#### [Dataset excerpt]
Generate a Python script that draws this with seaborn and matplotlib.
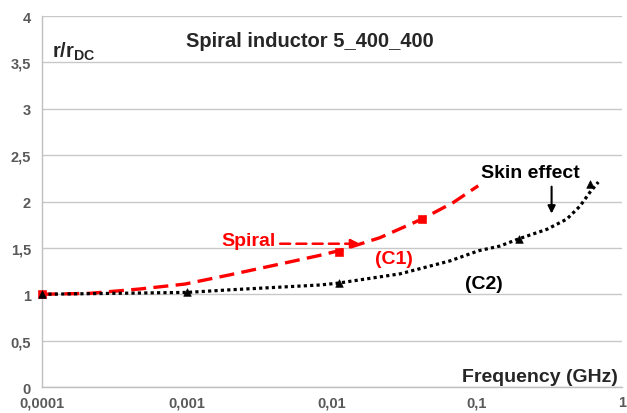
import matplotlib
matplotlib.use("Agg")
import matplotlib.pyplot as plt
import seaborn as sns

# Red dashed curve (C1) - spiral
spiral_freq = [0.0001, 0.000214, 0.000474, 0.000968, 0.00198, 0.00438, 0.00826,
               0.0112, 0.0214, 0.0416, 0.0687, 0.102]
spiral_r = [1.00, 1.01, 1.057, 1.11, 1.21, 1.326, 1.42, 1.47, 1.61, 1.81, 1.99, 2.17]
spiral_pts_freq = [0.0001, 0.0112, 0.0416]
spiral_pts_r = [1.00, 1.46, 1.81]

# Black dotted curve (C2) - skin effect
skin_freq = [0.0001, 0.001, 0.00209, 0.00826, 0.0110, 0.0294, 0.0652, 0.103,
             0.144, 0.196, 0.303, 0.416, 0.513, 0.601, 0.687]
skin_r = [1.00, 1.02, 1.05, 1.10, 1.12, 1.22, 1.36, 1.47, 1.52, 1.60, 1.70,
          1.81, 1.95, 2.10, 2.21]
skin_pts_freq = [0.0001, 0.001, 0.0111, 0.196, 0.601]
skin_pts_r = [1.00, 1.02, 1.12, 1.60, 2.19]

x_ticks = [0.0001, 0.001, 0.01, 0.1, 1]
x_labels = ["0,0001", "0,001", "0,01", "0,1", "1"]
y_ticks = [0, 0.5, 1, 1.5, 2, 2.5, 3, 3.5, 4]
y_labels = ["0", "0,5", "1", "1,5", "2", "2,5", "3", "3,5", "4"]

sns.set_style("white")
plt.rcParams["font.family"] = ["Liberation Sans", "DejaVu Sans"]
plt.rcParams["mathtext.fontset"] = "custom"
plt.rcParams["mathtext.rm"] = "Liberation Sans"
plt.rcParams["mathtext.bf"] = "Liberation Sans:bold"

fig = plt.figure(figsize=(6.27, 4.14), dpi=100)
ax = fig.add_axes([0.067, 0.0628, 0.925, 0.896])

# curves
sns.lineplot(x=spiral_freq, y=spiral_r, ax=ax, color="#ff0000", linewidth=2.4,
             linestyle=(0, (4.5, 2.2)), dash_capstyle="butt")
sns.lineplot(x=skin_freq, y=skin_r, ax=ax, color="black", linewidth=2.3,
             linestyle=(0, (1, 1)), dash_capstyle="butt")

# markers
sns.scatterplot(x=spiral_pts_freq, y=spiral_pts_r, ax=ax, marker="s", s=30,
                color="#ff0000", edgecolor="#ff0000", clip_on=False, zorder=5)
sns.scatterplot(x=skin_pts_freq, y=skin_pts_r, ax=ax, marker="^", s=30,
                color="black", edgecolor="black", clip_on=False, zorder=5)

ax.set_xscale("log")
ax.set_xlim(0.0001, 1)
ax.set_ylim(0, 4)
ax.set_xticks(x_ticks)
ax.set_xticklabels(x_labels)
ax.set_yticks(y_ticks)
ax.set_yticklabels(y_labels)
ax.minorticks_off()
ax.tick_params(axis="both", length=0, labelsize=10.5, labelcolor="#595959")
ax.tick_params(axis="y", pad=8)
ax.tick_params(axis="x", pad=6)
for lab in ax.get_xticklabels() + ax.get_yticklabels():
    lab.set_fontweight("bold")

ax.grid(axis="y", color="#c8c8c8", linewidth=1)
ax.grid(axis="x", visible=False)
for side in ["top", "right"]:
    ax.spines[side].set_visible(False)
for side in ["left", "bottom"]:
    ax.spines[side].set_color("#bfbfbf")
    ax.spines[side].set_linewidth(1)
ax.set_xlabel("")
ax.set_ylabel("")

# texts
ax.text(0.461, 0.933, "Spiral inductor 5_400_400", transform=ax.transAxes,
        ha="center", va="center", fontsize=14.5, fontweight="bold")
ax.text(0.017, 0.905, r"$\mathbf{r/r_{DC}}$", transform=ax.transAxes,
        ha="left", va="center", fontsize=14.5)
ax.text(0.993, 0.027, "Frequency (GHz)", transform=ax.transAxes,
        ha="right", va="center", fontsize=14, fontweight="bold")

ax.text(0.00265, 1.585, "Spiral", color="#ff0000", ha="center", va="center",
        fontsize=14, fontweight="bold")
ax.annotate("", xy=(0.0163, 1.545), xytext=(0.0042, 1.545),
            arrowprops=dict(arrowstyle="-|>", color="#ff0000", lw=1.8,
                            linestyle=(0, (4, 2.5)), mutation_scale=13))
ax.text(0.0268, 1.39, "(C1)", color="#ff0000", ha="center", va="center",
        fontsize=14, fontweight="bold")
ax.text(0.112, 1.12, "(C2)", color="black", ha="center", va="center",
        fontsize=14, fontweight="bold")
ax.text(0.235, 2.31, "Skin effect", color="black", ha="center", va="center",
        fontsize=14, fontweight="bold")
ax.annotate("", xy=(0.327, 1.84), xytext=(0.327, 2.19),
            arrowprops=dict(arrowstyle="-|>", color="black", lw=1.5,
                            mutation_scale=11))

fig.savefig("out.png", dpi=100)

#### [Objective]
Begin at the top of the material above and output each line exactly, stopping after the line that holds "import seaborn as sns". Leave out pictures.

#### [Written solution]
Generate a Python script that draws this with seaborn and matplotlib.
import matplotlib
matplotlib.use("Agg")
import matplotlib.pyplot as plt
import seaborn as sns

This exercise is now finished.